Review of a review
Yesterday, we went to a north Indian classical concert, sponsored by a city newspaper. Two artistes, an instrumentalist and a vocalist, were featured.
The program started about 20 minutes late.
The instrumentalist presented a polished, superb performance. At the audience’s request, he played another piece which was just as good.
The vocalist was eagerly awaited, but the ten-minute break took 30 minutes, and then the vocalist spent another 15 minutes tuning up the surbahar, which north Indian vocalists strum while singing.
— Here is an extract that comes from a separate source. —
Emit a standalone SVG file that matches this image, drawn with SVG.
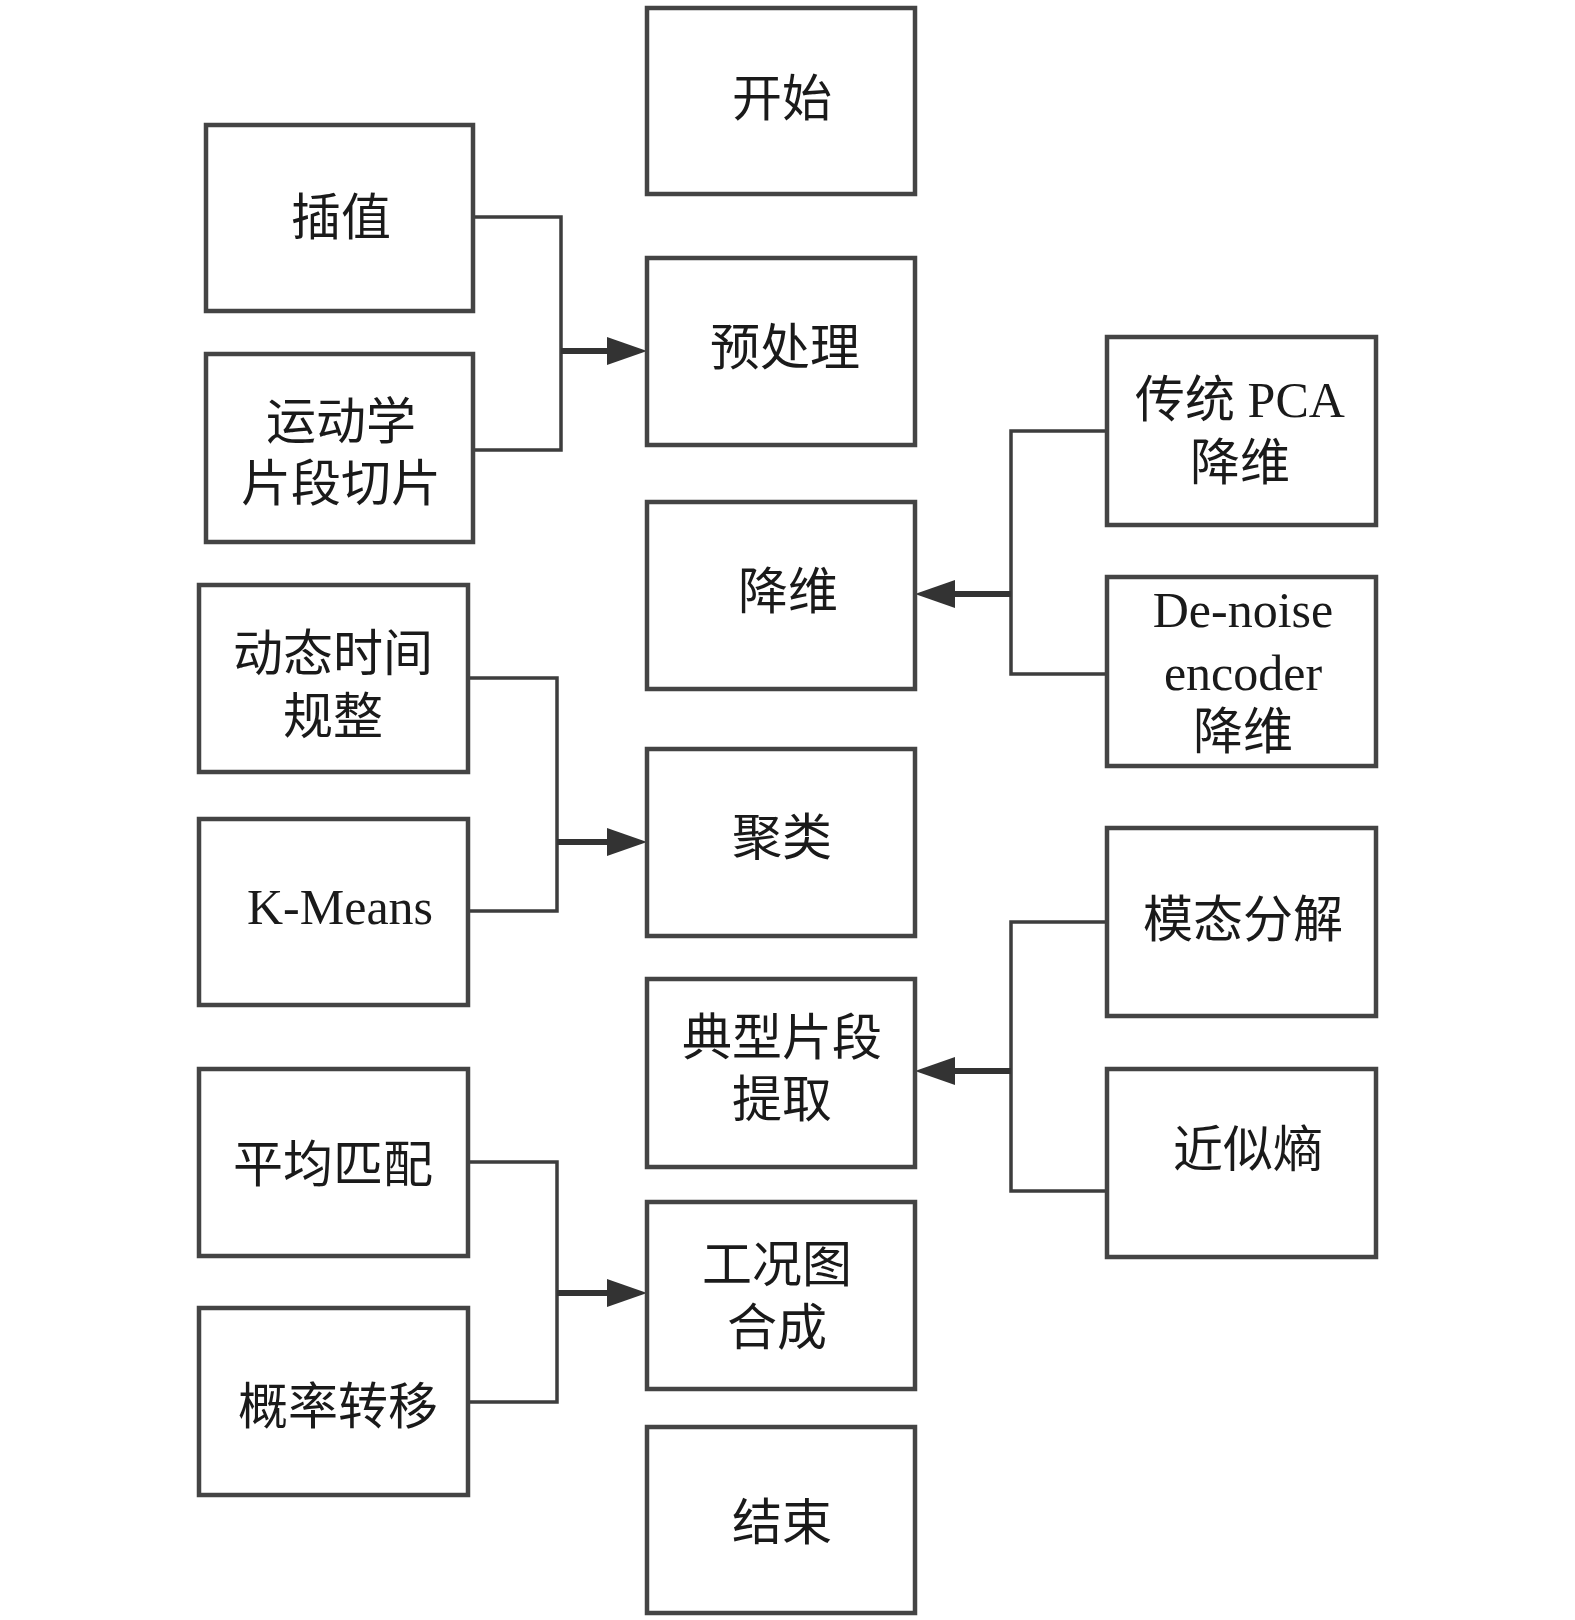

The vocalist was the one who inspired my last post about artistes who should realize when they are past their prime. Amazingly–because north Indian music rarely goes off key– the vocalist went off key several times, the voice was trembling and lacked melody and timbre.. several members of the audience, including ourselves, walked out as the music grated on our ears.
So….this morning I opened the newspaper…and saw the review.
The vocalist was praised in such fulsome terms that it was staggering. How could the reviewer not know when the pitch had strayed? “There was not a flat note in the entire concert”, the review said. Opinions can differ..but a false note is an objective thing…surely, the newspaper sponsoring the concert could not change the facts?
But still, on that issue, I felt that perhaps the reviewer and I had different opinions, which each of us were entitled to. The shocking thing was..that the instrumentalist, one of the two artistes featured in the program…was not mentioned AT ALL.
And even in that laudatory review, the name of one of the disciples of the vocalist was given wrongly.
How can a reviewer, a journalist, do such a thing?
My opinion of the newspaper, and its reporting, has gone down a (further) notch…
This is also because of the editorial today, and that’s another post…and it will also be a letter to the newspaper.